# [EXERCISE DESCRIPTION]
Up to and including the line that contains "var siteIndexTicks = [40, 50, 60, 70, 80, 90];", repeat each line of the data exactly, starting from the first.

# [SUPPLIED DATA]
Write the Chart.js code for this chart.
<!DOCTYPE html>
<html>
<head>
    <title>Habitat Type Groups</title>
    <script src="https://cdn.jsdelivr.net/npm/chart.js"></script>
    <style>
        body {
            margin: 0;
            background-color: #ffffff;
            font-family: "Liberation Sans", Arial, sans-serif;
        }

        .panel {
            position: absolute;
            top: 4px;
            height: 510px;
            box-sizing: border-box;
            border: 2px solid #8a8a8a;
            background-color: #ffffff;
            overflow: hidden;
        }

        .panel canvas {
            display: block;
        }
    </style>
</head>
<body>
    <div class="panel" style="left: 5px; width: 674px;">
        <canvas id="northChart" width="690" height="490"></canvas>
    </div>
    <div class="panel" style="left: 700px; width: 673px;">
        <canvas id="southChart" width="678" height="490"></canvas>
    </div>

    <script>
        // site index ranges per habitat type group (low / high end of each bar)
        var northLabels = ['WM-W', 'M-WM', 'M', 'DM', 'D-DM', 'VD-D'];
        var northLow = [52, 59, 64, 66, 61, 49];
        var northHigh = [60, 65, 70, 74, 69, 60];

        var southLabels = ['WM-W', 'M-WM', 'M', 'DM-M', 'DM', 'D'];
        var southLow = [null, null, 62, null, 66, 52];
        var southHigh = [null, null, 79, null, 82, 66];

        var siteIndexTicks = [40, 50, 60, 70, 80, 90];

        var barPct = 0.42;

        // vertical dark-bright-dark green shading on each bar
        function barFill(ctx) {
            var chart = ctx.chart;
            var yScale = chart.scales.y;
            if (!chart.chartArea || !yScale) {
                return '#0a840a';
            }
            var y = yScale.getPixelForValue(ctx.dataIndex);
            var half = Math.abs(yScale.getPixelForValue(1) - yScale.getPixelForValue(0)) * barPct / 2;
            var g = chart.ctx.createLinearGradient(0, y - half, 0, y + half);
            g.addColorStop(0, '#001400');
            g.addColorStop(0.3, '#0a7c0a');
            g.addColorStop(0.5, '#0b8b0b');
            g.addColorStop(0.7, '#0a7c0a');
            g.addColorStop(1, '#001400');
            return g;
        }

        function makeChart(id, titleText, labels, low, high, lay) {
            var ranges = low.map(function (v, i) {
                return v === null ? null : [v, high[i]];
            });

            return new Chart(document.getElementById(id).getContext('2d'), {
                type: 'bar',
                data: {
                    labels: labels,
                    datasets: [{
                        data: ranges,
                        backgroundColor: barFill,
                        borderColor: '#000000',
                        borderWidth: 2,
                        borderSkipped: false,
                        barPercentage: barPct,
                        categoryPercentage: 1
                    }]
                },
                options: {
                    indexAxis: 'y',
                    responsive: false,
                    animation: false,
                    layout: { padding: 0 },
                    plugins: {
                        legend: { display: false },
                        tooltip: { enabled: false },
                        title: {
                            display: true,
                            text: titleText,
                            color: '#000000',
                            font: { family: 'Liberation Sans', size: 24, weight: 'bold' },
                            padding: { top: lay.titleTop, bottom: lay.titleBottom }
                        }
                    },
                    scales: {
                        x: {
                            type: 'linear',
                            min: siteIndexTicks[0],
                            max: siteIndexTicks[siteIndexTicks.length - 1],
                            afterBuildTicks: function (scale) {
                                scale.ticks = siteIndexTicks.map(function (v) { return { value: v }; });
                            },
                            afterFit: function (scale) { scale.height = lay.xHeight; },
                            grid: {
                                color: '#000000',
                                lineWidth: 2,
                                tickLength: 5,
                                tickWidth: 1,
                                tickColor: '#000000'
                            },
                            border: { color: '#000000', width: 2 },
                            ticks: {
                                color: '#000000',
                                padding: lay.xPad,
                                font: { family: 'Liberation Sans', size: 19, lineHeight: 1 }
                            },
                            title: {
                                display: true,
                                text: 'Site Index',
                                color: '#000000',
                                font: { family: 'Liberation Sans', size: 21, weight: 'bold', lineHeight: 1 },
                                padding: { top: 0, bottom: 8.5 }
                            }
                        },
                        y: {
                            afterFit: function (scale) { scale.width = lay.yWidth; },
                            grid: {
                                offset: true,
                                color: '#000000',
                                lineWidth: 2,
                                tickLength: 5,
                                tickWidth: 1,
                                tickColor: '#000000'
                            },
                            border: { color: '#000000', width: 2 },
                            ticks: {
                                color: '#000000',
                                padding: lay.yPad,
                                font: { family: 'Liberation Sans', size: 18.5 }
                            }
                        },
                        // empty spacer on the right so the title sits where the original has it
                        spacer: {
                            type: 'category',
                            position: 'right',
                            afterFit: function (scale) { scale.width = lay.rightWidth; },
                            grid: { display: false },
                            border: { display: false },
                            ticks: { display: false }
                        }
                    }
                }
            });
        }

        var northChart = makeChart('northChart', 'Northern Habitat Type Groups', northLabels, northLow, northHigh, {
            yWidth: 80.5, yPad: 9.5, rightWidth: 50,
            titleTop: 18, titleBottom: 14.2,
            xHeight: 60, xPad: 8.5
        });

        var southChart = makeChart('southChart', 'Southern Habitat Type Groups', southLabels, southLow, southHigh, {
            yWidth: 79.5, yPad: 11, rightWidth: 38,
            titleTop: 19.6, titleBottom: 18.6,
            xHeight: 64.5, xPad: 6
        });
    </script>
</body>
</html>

# [TASK RESPONSE]
Write the Chart.js code for this chart.
<!DOCTYPE html>
<html>
<head>
    <title>Habitat Type Groups</title>
    <script src="https://cdn.jsdelivr.net/npm/chart.js"></script>
    <style>
        body {
            margin: 0;
            background-color: #ffffff;
            font-family: "Liberation Sans", Arial, sans-serif;
        }

        .panel {
            position: absolute;
            top: 4px;
            height: 510px;
            box-sizing: border-box;
            border: 2px solid #8a8a8a;
            background-color: #ffffff;
            overflow: hidden;
        }

        .panel canvas {
            display: block;
        }
    </style>
</head>
<body>
    <div class="panel" style="left: 5px; width: 674px;">
        <canvas id="northChart" width="690" height="490"></canvas>
    </div>
    <div class="panel" style="left: 700px; width: 673px;">
        <canvas id="southChart" width="678" height="490"></canvas>
    </div>

    <script>
        // site index ranges per habitat type group (low / high end of each bar)
        var northLabels = ['WM-W', 'M-WM', 'M', 'DM', 'D-DM', 'VD-D'];
        var northLow = [52, 59, 64, 66, 61, 49];
        var northHigh = [60, 65, 70, 74, 69, 60];

        var southLabels = ['WM-W', 'M-WM', 'M', 'DM-M', 'DM', 'D'];
        var southLow = [null, null, 62, null, 66, 52];
        var southHigh = [null, null, 79, null, 82, 66];

        var siteIndexTicks = [40, 50, 60, 70, 80, 90];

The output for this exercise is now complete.